Lyapunov Function for Nonlinear Systems

Question

Since there is no systematic method to find Lyapunov functions, how should I approach the question shown below to find corresponding Lyapunov function? With $\alpha<0$

$$\begin{align} x_1'&=-3x_2\\ x_2'&=x_1-\alpha(2x_2^3-x_2)\\ \end{align} $$

Answer 1

As @CTNT proposed first linearize the system at the origin to obtain the system matrix $\boldsymbol{A}$ of the linearized system

$$\boldsymbol{A}=\begin{bmatrix}0 & -3\\1 & \alpha \end{bmatrix}.$$

The linearized system is asymptotically stable (also called Hurwitz) as the characteristic polynomial is equal to

$$\chi(s)=s^2-\alpha s +3.$$

By the Hurwitz criterion for second order polynomials (all coefficients have to be positive; note, that $-\alpha>0$), we know that the linearized system is asymptotically stable. By the indirect method of Lyapunov (as we have a polynomial right-hand side of the differential equation system all conditions for linearization are fulfilled in a neighbourhood of the origin) we know that the origin of the nonlinear system is also asymptotically stable.

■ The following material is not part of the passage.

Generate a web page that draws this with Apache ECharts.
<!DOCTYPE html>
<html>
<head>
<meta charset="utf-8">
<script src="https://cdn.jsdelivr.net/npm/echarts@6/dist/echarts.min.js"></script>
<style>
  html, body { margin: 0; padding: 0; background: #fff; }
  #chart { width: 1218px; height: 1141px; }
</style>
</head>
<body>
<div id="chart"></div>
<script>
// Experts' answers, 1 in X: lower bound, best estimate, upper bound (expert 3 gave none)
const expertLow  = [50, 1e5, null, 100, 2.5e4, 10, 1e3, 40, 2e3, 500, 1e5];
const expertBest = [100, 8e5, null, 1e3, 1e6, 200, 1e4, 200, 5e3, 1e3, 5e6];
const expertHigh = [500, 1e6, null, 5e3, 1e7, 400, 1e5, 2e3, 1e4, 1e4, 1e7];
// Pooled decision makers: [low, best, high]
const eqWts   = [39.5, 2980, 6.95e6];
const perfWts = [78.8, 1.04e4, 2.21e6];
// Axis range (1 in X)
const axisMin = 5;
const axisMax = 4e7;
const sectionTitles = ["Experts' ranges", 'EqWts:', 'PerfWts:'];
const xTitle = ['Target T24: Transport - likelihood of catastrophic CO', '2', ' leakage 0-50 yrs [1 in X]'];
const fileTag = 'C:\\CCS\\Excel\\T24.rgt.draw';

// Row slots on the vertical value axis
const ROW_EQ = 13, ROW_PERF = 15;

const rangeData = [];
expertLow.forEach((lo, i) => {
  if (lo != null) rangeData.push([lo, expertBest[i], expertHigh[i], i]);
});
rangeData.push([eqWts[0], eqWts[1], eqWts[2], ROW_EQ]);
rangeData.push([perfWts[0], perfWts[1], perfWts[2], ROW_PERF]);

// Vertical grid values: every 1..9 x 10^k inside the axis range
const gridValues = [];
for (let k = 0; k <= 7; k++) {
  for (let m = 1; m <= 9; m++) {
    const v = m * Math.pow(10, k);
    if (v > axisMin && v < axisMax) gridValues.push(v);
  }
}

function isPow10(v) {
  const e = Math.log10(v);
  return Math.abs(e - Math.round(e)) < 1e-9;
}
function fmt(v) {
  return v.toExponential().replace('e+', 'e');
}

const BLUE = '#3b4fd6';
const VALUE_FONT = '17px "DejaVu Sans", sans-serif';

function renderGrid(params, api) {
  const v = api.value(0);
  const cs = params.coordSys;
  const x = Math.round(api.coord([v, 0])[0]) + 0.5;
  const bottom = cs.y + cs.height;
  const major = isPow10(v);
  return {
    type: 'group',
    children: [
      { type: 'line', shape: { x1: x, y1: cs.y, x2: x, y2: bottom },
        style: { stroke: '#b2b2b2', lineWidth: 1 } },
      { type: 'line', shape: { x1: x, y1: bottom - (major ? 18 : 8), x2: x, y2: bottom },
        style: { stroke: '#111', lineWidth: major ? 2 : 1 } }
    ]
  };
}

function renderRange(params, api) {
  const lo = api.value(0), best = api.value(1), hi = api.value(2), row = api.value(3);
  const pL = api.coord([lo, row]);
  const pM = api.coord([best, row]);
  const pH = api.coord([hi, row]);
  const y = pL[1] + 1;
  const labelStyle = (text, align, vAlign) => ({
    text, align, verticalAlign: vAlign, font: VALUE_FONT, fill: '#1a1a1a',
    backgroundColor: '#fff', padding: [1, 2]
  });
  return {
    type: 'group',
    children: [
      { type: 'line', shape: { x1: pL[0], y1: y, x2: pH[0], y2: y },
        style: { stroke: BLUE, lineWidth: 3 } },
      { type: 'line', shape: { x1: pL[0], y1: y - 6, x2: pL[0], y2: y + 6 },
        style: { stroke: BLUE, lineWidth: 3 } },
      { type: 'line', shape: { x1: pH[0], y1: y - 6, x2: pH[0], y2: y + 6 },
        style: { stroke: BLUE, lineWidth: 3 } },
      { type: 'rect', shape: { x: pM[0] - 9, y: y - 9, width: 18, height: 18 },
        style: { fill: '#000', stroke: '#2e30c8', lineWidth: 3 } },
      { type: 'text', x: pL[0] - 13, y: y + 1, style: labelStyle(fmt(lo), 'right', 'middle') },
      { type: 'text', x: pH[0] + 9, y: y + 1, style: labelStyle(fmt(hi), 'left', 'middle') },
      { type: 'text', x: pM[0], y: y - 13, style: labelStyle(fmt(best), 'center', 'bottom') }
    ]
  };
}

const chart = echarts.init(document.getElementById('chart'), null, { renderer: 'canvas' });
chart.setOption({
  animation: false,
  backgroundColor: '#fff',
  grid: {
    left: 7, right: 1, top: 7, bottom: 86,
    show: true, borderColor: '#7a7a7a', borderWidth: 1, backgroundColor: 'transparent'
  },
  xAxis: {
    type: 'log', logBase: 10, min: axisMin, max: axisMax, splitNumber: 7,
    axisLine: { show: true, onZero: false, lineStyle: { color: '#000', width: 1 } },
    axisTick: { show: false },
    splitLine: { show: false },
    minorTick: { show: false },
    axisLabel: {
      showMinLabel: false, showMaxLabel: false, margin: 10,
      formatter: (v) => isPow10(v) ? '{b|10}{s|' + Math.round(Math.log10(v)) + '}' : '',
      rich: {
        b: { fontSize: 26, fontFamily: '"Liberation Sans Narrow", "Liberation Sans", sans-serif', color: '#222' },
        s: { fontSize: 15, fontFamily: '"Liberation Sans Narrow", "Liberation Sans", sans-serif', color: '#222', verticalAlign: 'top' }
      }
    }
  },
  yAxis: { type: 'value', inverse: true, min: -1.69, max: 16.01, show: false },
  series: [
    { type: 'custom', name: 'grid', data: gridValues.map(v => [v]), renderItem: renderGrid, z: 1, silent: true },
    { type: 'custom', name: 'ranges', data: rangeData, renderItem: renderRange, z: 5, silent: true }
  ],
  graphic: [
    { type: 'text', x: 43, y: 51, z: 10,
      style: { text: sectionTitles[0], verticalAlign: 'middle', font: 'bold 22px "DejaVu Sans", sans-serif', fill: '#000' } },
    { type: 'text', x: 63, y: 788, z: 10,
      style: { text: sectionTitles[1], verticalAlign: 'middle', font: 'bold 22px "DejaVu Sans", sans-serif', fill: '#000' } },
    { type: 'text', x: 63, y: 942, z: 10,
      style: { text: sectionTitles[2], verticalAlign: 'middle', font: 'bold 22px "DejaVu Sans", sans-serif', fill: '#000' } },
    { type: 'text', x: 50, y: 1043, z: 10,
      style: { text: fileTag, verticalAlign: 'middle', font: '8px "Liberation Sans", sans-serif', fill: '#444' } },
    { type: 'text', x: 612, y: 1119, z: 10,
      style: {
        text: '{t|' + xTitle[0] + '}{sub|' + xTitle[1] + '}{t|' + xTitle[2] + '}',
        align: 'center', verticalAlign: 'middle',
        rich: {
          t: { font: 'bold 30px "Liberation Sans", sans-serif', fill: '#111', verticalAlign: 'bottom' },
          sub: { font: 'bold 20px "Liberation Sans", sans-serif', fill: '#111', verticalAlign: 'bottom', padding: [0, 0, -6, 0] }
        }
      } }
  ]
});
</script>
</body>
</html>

By the Lyapunov's converse theorems we also know that there exists a unique symmetric positive definite matrix $\boldsymbol{P}$ as a solution to the Lyapunov equation

$$\boldsymbol{PA}+\boldsymbol{A^TP}=-\boldsymbol{Q},$$

in which $\boldsymbol{Q}$ is a positive definite matrix. As @CTNT proposed $\boldsymbol{Q}=\boldsymbol{I}$ is often chosen. If you solve the system you will have found a Lyapunov function for asymptotic stability for the origin.

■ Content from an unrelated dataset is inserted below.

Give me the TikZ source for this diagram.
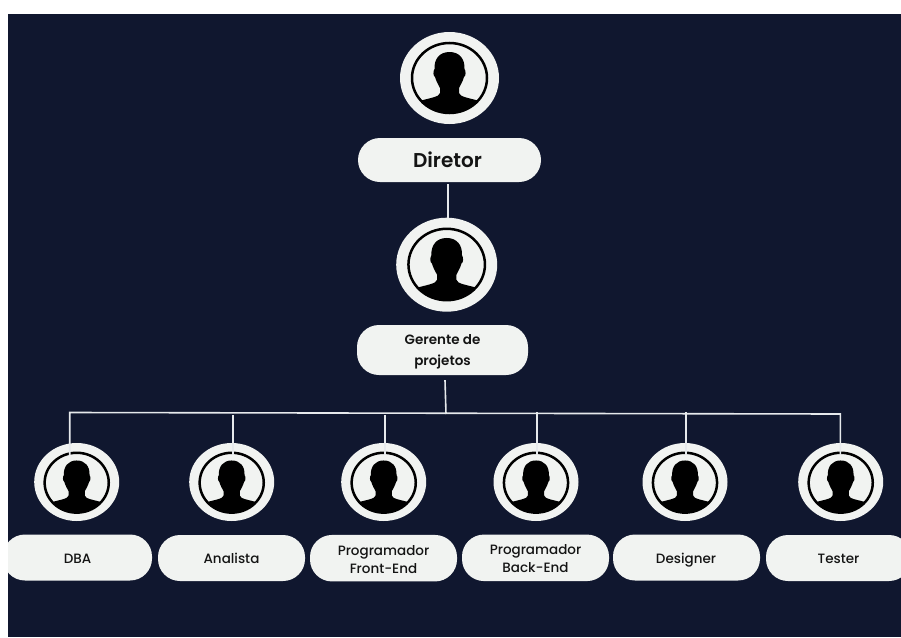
\documentclass[tikz,border=0pt]{standalone}
\usepackage{fontspec}
\setmainfont{Poppins Medium}
\newfontfamily\heavy{Poppins SemiBold}
\usetikzlibrary{shapes.geometric}
\definecolor{navy}{HTML}{10172F}
\definecolor{paper}{HTML}{F1F3F1}
\definecolor{ink}{HTML}{141414}
\definecolor{wire}{HTML}{E6E9EC}
\tikzset{
  pillbox/.style={rectangle,rounded corners=22pt,fill=paper,text=ink,align=center,inner sep=0pt,font=\fontsize{13.5}{18}\selectfont},
  oneline/.style={text height=13.5pt,text depth=2pt},
  bigphoto/.style={ellipse,fill=paper,inner sep=0pt,minimum width=99pt,minimum height=92pt},
  midphoto/.style={ellipse,fill=paper,inner sep=0pt,minimum width=101pt,minimum height=94pt},
  smallphoto/.style={ellipse,fill=paper,inner sep=0pt,minimum width=85pt,minimum height=78pt},
  conn/.style={wire,line width=1.6pt},
  avatar/.pic={
    \begin{scope}
      \clip (0,0) circle [x radius=37.5,y radius=35];
      \fill[black] (0,-26) .. controls (10,-26) and (15.5,-19) .. (15,-9)
        .. controls (16.5,-7) and (16.5,-2) .. (14.5,-1)
        .. controls (13,4) and (11,7) .. (9.5,10)
        -- (9.5,15) .. controls (10,19) and (20,20) .. (30,23)
        -- (30,40) -- (-30,40) -- (-30,23)
        .. controls (-20,20) and (-10,19) .. (-9.5,15)
        -- (-9.5,10) .. controls (-11,7) and (-13,4) .. (-14.5,-1)
        .. controls (-16.5,-2) and (-16.5,-7) .. (-15,-9)
        .. controls (-15.5,-19) and (-10,-26) .. (0,-26) -- cycle;
    \end{scope}
    \draw[black,line width=2.5pt] (0,0) circle [x radius=37.5,y radius=35];
  }
}
\begin{document}
\begin{tikzpicture}[x=1pt,y=-1pt]
\useasboundingbox (0,0) rectangle (901,637);
\fill[white] (0,0) rectangle (901,637);
\begin{scope}
\clip (8,14) rectangle (901,637);
\fill[navy] (8,14) rectangle (901,637);
% pills
\node[pillbox,minimum width=183pt,minimum height=44pt,font=\heavy\fontsize{20}{24}\selectfont] (dirpill) at (449.5,160) {Diretor\hspace{4pt}};
\node[pillbox,minimum width=171pt,minimum height=50pt,font=\heavy\fontsize{13.5}{20.5}\selectfont] (gerpill) at (442.5,350) {\rule{0pt}{14pt}Gerente de\\projetos};
\node[pillbox,oneline,minimum width=149pt,minimum height=46pt] (dba) at (77.5,557.5) {DBA};
\node[pillbox,oneline,minimum width=147pt,minimum height=46pt] (ana) at (231.5,558) {Analista};
\node[pillbox,minimum width=147pt,minimum height=46.5pt] (fro) at (383.5,558.2) {\rule{0pt}{12pt}Programador\\Front-End};
\node[pillbox,minimum width=147pt,minimum height=46.5pt] (bac) at (535.5,557.8) {\rule{0pt}{12pt}Programador\\Back-End};
\node[pillbox,oneline,minimum width=147pt,minimum height=46pt] (des) at (686.5,557.5) {Designer\hspace{1pt}};
\node[pillbox,oneline,minimum width=145pt,minimum height=46pt] (tes) at (838.5,558) {Tester};
% photos
\node[bigphoto] (dirph) at (449.5,78) {};
\node[midphoto] (gerph) at (446.7,264.7) {};
\node[smallphoto] (ph1) at (76.7,482) {};
\node[smallphoto] (ph2) at (231.7,482) {};
\node[smallphoto] (ph3) at (383.7,482) {};
\node[smallphoto] (ph4) at (536,482) {};
\node[smallphoto] (ph5) at (685,482) {};
\node[smallphoto] (ph6) at (840.7,482) {};
\pic at (449.5,78) {avatar};
\pic[scale=1.02] at (446.7,264.5) {avatar};
\pic[scale=.855] at (76.7,482.7) {avatar};
\pic[scale=.855] at (231.7,482.7) {avatar};
\pic[scale=.855] at (383.7,482.7) {avatar};
\pic[scale=.855] at (536,482.7) {avatar};
\pic[scale=.855] at (685,482.7) {avatar};
\pic[scale=.855] at (840.7,482.7) {avatar};
% connectors
\coordinate (busL) at (69.7,412.5);
\coordinate (busR) at (840.3,414);
\coordinate (busM) at (446,414);
\coordinate (tap2) at (232.7,415);
\coordinate (tap3) at (384.7,415);
\coordinate (tap4) at (537,412);
\coordinate (tap5) at (686,412);
\draw[conn] ([xshift=-1.8pt,yshift=-2pt]dirpill.south) -- ([xshift=1pt]gerph.north);
\draw[conn] ([xshift=2.5pt,yshift=-5pt]gerpill.south) -- (busM);
\draw[conn,line join=miter] ([xshift=-7pt,yshift=-12pt]ph1.north) -- (busL) -- (busR) -- ([xshift=-.4pt,yshift=-12pt]ph6.north);
\draw[conn] (tap2) -- ([xshift=1pt,yshift=-12pt]ph2.north);
\draw[conn] (tap3) -- ([xshift=1pt,yshift=-12pt]ph3.north);
\draw[conn] (tap4) -- ([xshift=1pt,yshift=-12pt]ph4.north);
\draw[conn] (tap5) -- ([xshift=1pt,yshift=-12pt]ph5.north);
\end{scope}
\end{tikzpicture}
\end{document}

An alternative approach uses the standard Lyapunov candidate function

$$V=\dfrac{1}{2}\left[x_1^2+kx_2^2\right]$$ $$ \implies \dot{V}=x_1\dot{x_1}+kx_2\dot{x}_2=-3x_1x_2+kx_2\left[ x_1-\alpha\left(2x_2^3-x_2 \right)\right]$$ $$=-3x_1x_2+kx_1x_2-\alpha k\left(2x_2^4-x_2^2 \right)$$

Now, set $k=3$ to eliminate the cross-product term to obtain

$$\dot{V}=-\alpha k(2x_2^4-x_2^2)=\alpha k x_2^2(1-2x_2^2).$$

For $1-2x_2^2>0 \implies |x_2|<\dfrac{\sqrt{2}}{2}$ we know that

$$\dot{V}\leq 0.$$

By using Barbashin and Krasovskii Theorem in the neighbourhood $D=\{x\in \mathbb{R}^2|x_1^2+x_2^2<1/2\}$ of the origin we see that no solution can stay inside the set $S=\{x\in D\,|\,\dot{V}=0\}=\{x\in D\,|\,x_2=0\}$, other than the trivial solution $x_1=0$ and $x_2=0$ (verify by plugging this into the differential equation). This implies that the origin is asymptotically stable (which we already knew by the indirect method of Lyapunov). This method does not require to solve the Lyapunov equation but at the same time has the downside that a more advanced stability theorem needs to be applied.

Looking at the phase portait (for a specific $\alpha=-10$) suggests that the system has an unstable limit cycle which makes it very unlikely that the origin is globally aymptotically stable for arbitrary $\alpha$. Note, that this is not a rigoruous statement it is just an observation. If you can prove that there exists a limit cycle then you can make this statement rigoruous.